A more comprehensive mission could be: “Our product help provides users with relevant product information at the right time in the right format.” This would set you on a quest to find out who your user types are, which product information is relevant for them and which formats it can be provided efficiently.

A mission statement in itself cannot be right or wrong. But it must be useful in several respects. Specifically, it must help:

  • Your customers and users by guiding you to provide useful documentation.
  • Your company externally to provide documentation which improves the perceived product quality.
  • Your company internally to anchor the importance and function of documentation.
  • You as technical communicators to make appropriate strategic decisions about documentation, for example, which users to address, which deliverables and processes to define, which methods and tools to apply.

What do you think? Is a mission statement for tech comm necessary? Or merely helpful? Or a vain attempt at putting on corporate airs when the writers should just buckle down and get the job done?

(Edit: The discussion continues in “Getting mileage from a tech comm mission statement“…)

Is it about the manual – really?

How can tech comm regain agency in times of change? Imagine management decides to completely change the tech comm deliverables of your company because – it makes sense to them somehow. For example, to replace printed user manuals by iPads, as American Airlines recently got FAA approval to do. And the sense it made to them wasn’t necessarily about usability: One of the reasons given was to save $1.2 million – in fuel for flying around heavier manuals rather than lighter iPads. – Or insert your own hypothetical change of processes, tools and deliverables…

The meaning of change

What does such a change in deliverables mean for tech comm?

  • “Oh, no, another reorganization project…”
  • “Is this another shot at doing more with less?”
  • “Management has no clue how the documentation adds value to the product!”

All these reactions are legitimate, important and understandable.
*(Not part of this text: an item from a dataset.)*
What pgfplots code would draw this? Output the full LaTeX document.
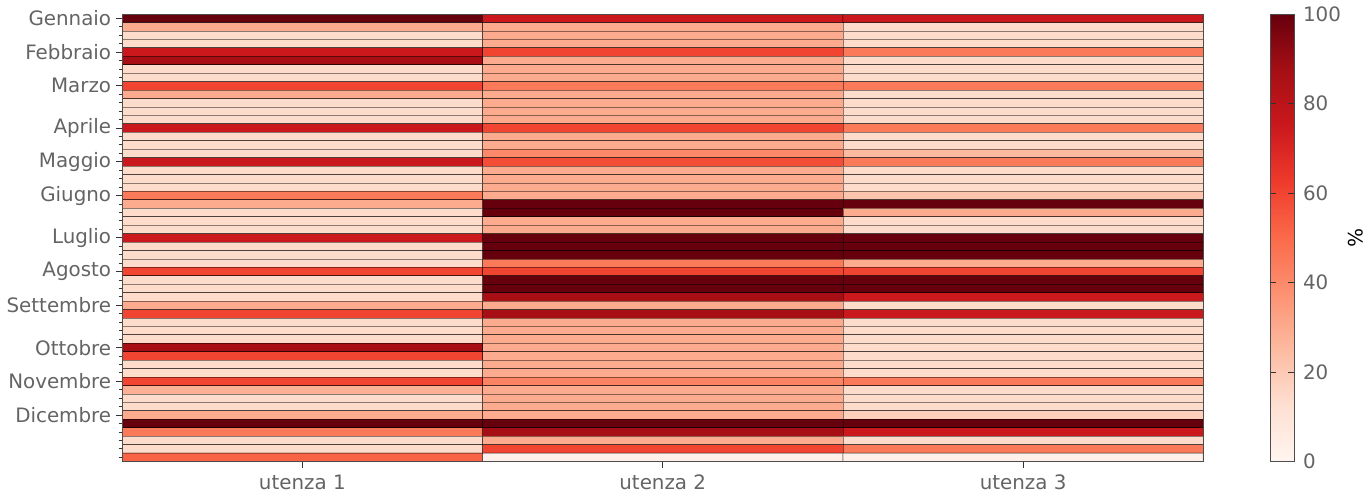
\documentclass[border=0pt]{standalone}
\usepackage{fontspec}
\setmainfont{DejaVu Sans}
\usepackage{pgfplots}
\usepackage{pgfplotstable}
\pgfplotsset{compat=1.18}
\definecolor{txtgray}{RGB}{100,100,100}
\pgfplotstableread{
x y c
0 0 100
1 0 75
2 0 75
0 1 30
1 1 30
2 1 14
0 2 14
1 2 30
2 2 14
0 3 14
1 3 30
2 3 14
0 4 75
1 4 60
2 4 45
0 5 87
1 5 30
2 5 14
0 6 14
1 6 30
2 6 14
0 7 14
1 7 30
2 7 14
0 8 60
1 8 45
2 8 45
0 9 30
1 9 30
2 9 14
0 10 14
1 10 30
2 10 14
0 11 14
1 11 30
2 11 14
0 12 14
1 12 30
2 12 14
0 13 75
1 13 60
2 13 45
0 14 14
1 14 30
2 14 14
0 15 14
1 15 30
2 15 14
0 16 14
1 16 40
2 16 25
0 17 75
1 17 58
2 17 45
0 18 14
1 18 30
2 18 14
0 19 14
1 19 30
2 19 14
0 20 14
1 20 30
2 20 14
0 21 45
1 21 30
2 21 22
0 22 30
1 22 100
2 22 100
0 23 14
1 23 100
2 23 30
0 24 14
1 24 30
2 24 14
0 25 14
1 25 30
2 25 14
0 26 75
1 26 100
2 26 100
0 27 14
1 27 100
2 27 100
0 28 14
1 28 100
2 28 100
0 29 14
1 29 45
2 29 30
0 30 60
1 30 60
2 30 60
0 31 14
1 31 100
2 31 100
0 32 14
1 32 100
2 32 100
0 33 14
1 33 87
2 33 75
0 34 30
1 34 30
2 34 14
0 35 60
1 35 87
2 35 75
0 36 14
1 36 30
2 36 14
0 37 14
1 37 30
2 37 14
0 38 14
1 38 30
2 38 14
0 39 87
1 39 30
2 39 14
0 40 60
1 40 30
2 40 14
0 41 14
1 41 30
2 41 14
0 42 14
1 42 30
2 42 14
0 43 60
1 43 42
2 43 45
0 44 28
1 44 30
2 44 14
0 45 14
1 45 30
2 45 14
0 46 14
1 46 30
2 46 14
0 47 30
1 47 30
2 47 18
0 48 100
1 48 100
2 48 100
0 49 45
1 49 87
2 49 75
0 50 14
1 50 30
2 50 14
0 51 14
1 51 60
2 51 45
0 52 52
1 52 3
2 52 3
}\heat
\begin{document}
\begin{tikzpicture}
\begin{axis}[
  scale only axis,
  width=542.5bp, height=224.5bp,
  xmin=-0.5, xmax=2.5,
  ymin=-0.5, ymax=52.5,
  y dir=reverse,
  xtick={0,1,2},
  xticklabels={utenza 1,utenza 2,utenza 3},
  ytick={0,4,8,13,17,21,26,30,34,39,43,47},
  yticklabels={Gennaio,Febbraio,Marzo,Aprile,Maggio,Giugno,Luglio,Agosto,Settembre,Ottobre,Novembre,Dicembre},
  minor ytick={0,1,...,52},
  tick pos=left,
  tick align=outside,
  major tick length=3bp,
  minor tick length=1.6bp,
  every tick/.style={black!80, line width=0.5bp},
  tick label style={font=\fontsize{10}{12}\selectfont, text=txtgray},
  yticklabel style={xshift=1bp},
  axis line style={black!70, line width=0.5bp},
  axis on top,
  /pgf/number format/assume math mode=true,
  colormap={reds}{rgb255=(255,245,240) rgb255=(254,224,210) rgb255=(252,187,161) rgb255=(252,146,114) rgb255=(251,106,74) rgb255=(239,59,44) rgb255=(203,24,29) rgb255=(165,15,21) rgb255=(103,0,13)},
  point meta min=0, point meta max=100,
  colorbar,
  colorbar style={
    at={(parent axis.north east)}, anchor=north west,
    xshift=25bp,
    width=12bp, height=224.5bp,
    ytick={0,20,40,60,80,100},
    ylabel={\%},
    ylabel near ticks,
    ylabel style={font=\fontsize{10}{12}\selectfont, rotate=180, inner sep=0pt},
    tick label style={font=\fontsize{10}{12}\selectfont, text=txtgray},
    yticklabel style={xshift=1bp},
    major tick length=3bp,
    axis line style={black!70, line width=0.5bp},
    /pgf/number format/assume math mode=true,
  },
]
\addplot[matrix plot*, mesh/cols=3, point meta=explicit, draw=black, draw opacity=0.45, line width=0.45bp] table[x=x, y=y, meta=c] {\heat};
\end{axis}
\end{tikzpicture}
\end{document}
But they might not help us to change management’s mind, because broadly speaking we and they focus on different things:

  • We tech comm’ers focus on executing our processes and churning out good deliverables efficiently, as we should.
  • Management focuses on optimizing revenue and cash flow by changing corporate products and services, as they should.

It’s difficult to strike up a conversation if our main concern is merely a secondary factor for the other side.
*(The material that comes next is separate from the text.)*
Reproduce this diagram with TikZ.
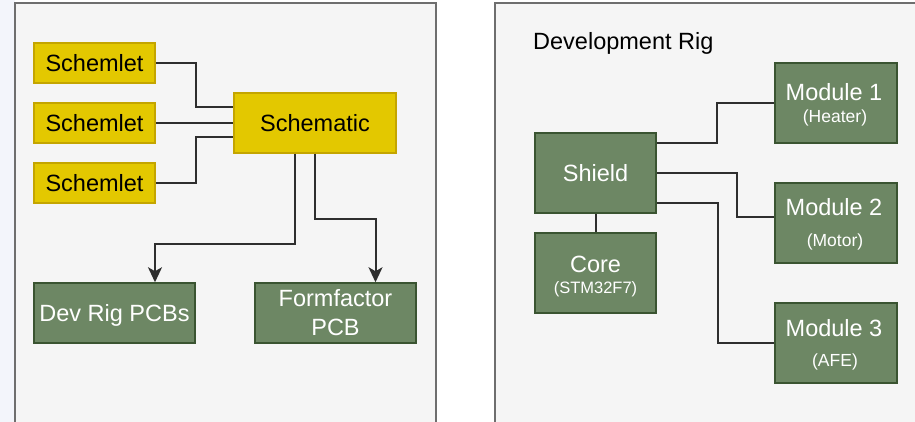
\documentclass[tikz,border=0pt]{standalone}
\usepackage{fontspec}
\setmainfont{Liberation Sans}
\usetikzlibrary{arrows.meta}
\definecolor{panelfill}{HTML}{F5F5F5}
\definecolor{panelline}{HTML}{6E6E6E}
\definecolor{yfill}{HTML}{E3C800}
\definecolor{yline}{HTML}{C4A500}
\definecolor{gfill}{HTML}{6D8764}
\definecolor{gline}{HTML}{3A5431}
\definecolor{wire}{HTML}{2E2E2E}
\definecolor{outerbg}{HTML}{F3F5FB}
\tikzset{
  panel/.style={fill=panelfill, draw=panelline, line width=2pt},
  ybox/.style={draw=yline, fill=yfill, line width=1.5pt, inner sep=0pt,
    font=\fontsize{23.5}{28}\selectfont, text=black,
    text height=16.8pt, text depth=0pt},
  gbox/.style={draw=gline, fill=gfill, line width=1.5pt, inner sep=0pt,
    font=\fontsize{23.5}{28}\selectfont, text=white,
    text height=16.8pt, text depth=0pt},
  bigtxt/.style={anchor=base, inner sep=0pt, text=white, font=\fontsize{23.5}{28}\selectfont},
  smalltxt/.style={anchor=base, inner sep=0pt, text=white, font=\fontsize{17.5}{20}\selectfont},
  wireline/.style={draw=wire, line width=2pt},
  arrowline/.style={wireline, -{Stealth[length=15pt,width=14pt,inset=4pt]}},
}
\begin{document}
\begin{tikzpicture}[x=1pt, y=-1pt]
\useasboundingbox (0,0) rectangle (915,422);
\fill[white] (0,0) rectangle (915,422);
\fill[outerbg] (0,0) rectangle (15,422);
% panels
\path[panel] (15,3) rectangle (435.5,430);
\path[panel] (495,3) rectangle (925,430);

% ---- left panel ----
\node[ybox, minimum width=121pt, minimum height=40pt] (s1) at (94.5,63) {Schemlet};
\node[ybox, minimum width=121pt, minimum height=40pt] (s2) at (94.5,123) {Schemlet};
\node[ybox, minimum width=121pt, minimum height=40pt] (s3) at (94.5,183) {Schemlet};
\node[ybox, minimum width=162pt, minimum height=60pt] (sch) at (315,123) {Schematic};
\node[gbox, minimum width=161pt, minimum height=60pt] (dev) at (114.5,313) {Dev Rig PCBs};
\node[gbox, minimum width=161pt, minimum height=60pt] (ff) at (335.5,313) {};
\node[bigtxt] (fft1) at ([yshift=6.5pt]ff.center) {Formfactor};
\node[bigtxt] (fft2) at ([yshift=-22.5pt]ff.center) {PCB};

\draw[wireline] (s1.east) -- ++(40,0) |- ([yshift=16pt]sch.west);
\draw[wireline] (s2.east) -- (sch.west);
\draw[wireline] (s3.east) -- ++(40,0) |- ([yshift=-14pt]sch.west);
\draw[arrowline] ([xshift=-20pt]sch.south) -- ++(0,90) -| ([xshift=40.5pt]dev.north);
\draw[arrowline] (sch.south) -- ++(0,65) -| ([xshift=40pt]ff.north);

% ---- right panel ----
\node[anchor=base west, inner sep=0pt, font=\fontsize{23.5}{28}\selectfont] (title) at (533,50) {Development Rig};

\node[gbox, minimum width=121pt, minimum height=80pt] (sh) at (595.5,173) {Shield};
\node[gbox, minimum width=121pt, minimum height=80pt] (core) at (595.5,273) {};
\node[bigtxt] (coret1) at (595.5,272) {Core};
\node[smalltxt, font=\fontsize{16.5}{20}\selectfont] (coret2) at (595.5,293) {(STM32F7)};

\node[gbox, minimum width=122pt, minimum height=80pt] (m1) at (836,103) {};
\node[bigtxt] (m1t1) at (834,100.4) {Module 1};
\node[smalltxt] (m1t2) at (835,123) {(Heater)};

\node[gbox, minimum width=122pt, minimum height=80pt] (m2) at (836,223) {};
\node[bigtxt] (m2t1) at (834,215.4) {Module 2};
\node[smalltxt] (m2t2) at (835,246) {(Motor)};

\node[gbox, minimum width=122pt, minimum height=80pt] (m3) at (836,343) {};
\node[bigtxt] (m3t1) at (834,336.4) {Module 3};
\node[smalltxt] (m3t2) at (835,366) {(AFE)};

\draw[wireline] (sh.south) -- (core.north);
\draw[wireline] ([yshift=30pt]sh.east) -- ++(60,0) |- (m1.west);
\draw[wireline] (sh.east) -- ++(80,0) |- ([yshift=6pt]m2.west);
\draw[wireline] ([yshift=-30pt]sh.east) -- ++(61,0) |- (m3.west);
\end{tikzpicture}
\end{document}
It’s even more difficult if there’s not a level playing field, because we are the “change managees”, the object of change management – which is not always a pleasant experience.

So how can we regain agency in such times of change without looking like the luddite who wants to keep fiddling with layout and page breaks?

Adding tech comm meaning to change

The first important challenge is to find the meaning that’s really meaningful to managers – and nope, page breaks aren’t it. Even manuals aren’t it, if management is willing to can them. Manuals are just one way of delivering documentation – so we tech comm’ers hang our hearts on them at our own peril.

Unless manuals are the most effective and most efficient way to satisfied, productive customers, a company shouldn’t really have them – as long as it has something else which is at least as good and cheaper.

I follow a lead by Sarah O’Keefe, Ann Rockley and others who know more about tech comm-facing managers ticks than I do: We need to talk about money, either as revenue or cost. And customer satisfaction to the extent that it is tied to money:

  • The company can lose customers (= revenue).
  • Or it may find tech support calls (= cost) go up because customers need more hand-holding to get stuff to work.
  • Or it gets sued (= cost & damaged reputation), because it fails to provide legally required documentation!

These are all good reasons to insist on good, efficient documentation which requires tech comm professionals! However, they won’t mean that manuals are necessarily the deliverables of choice.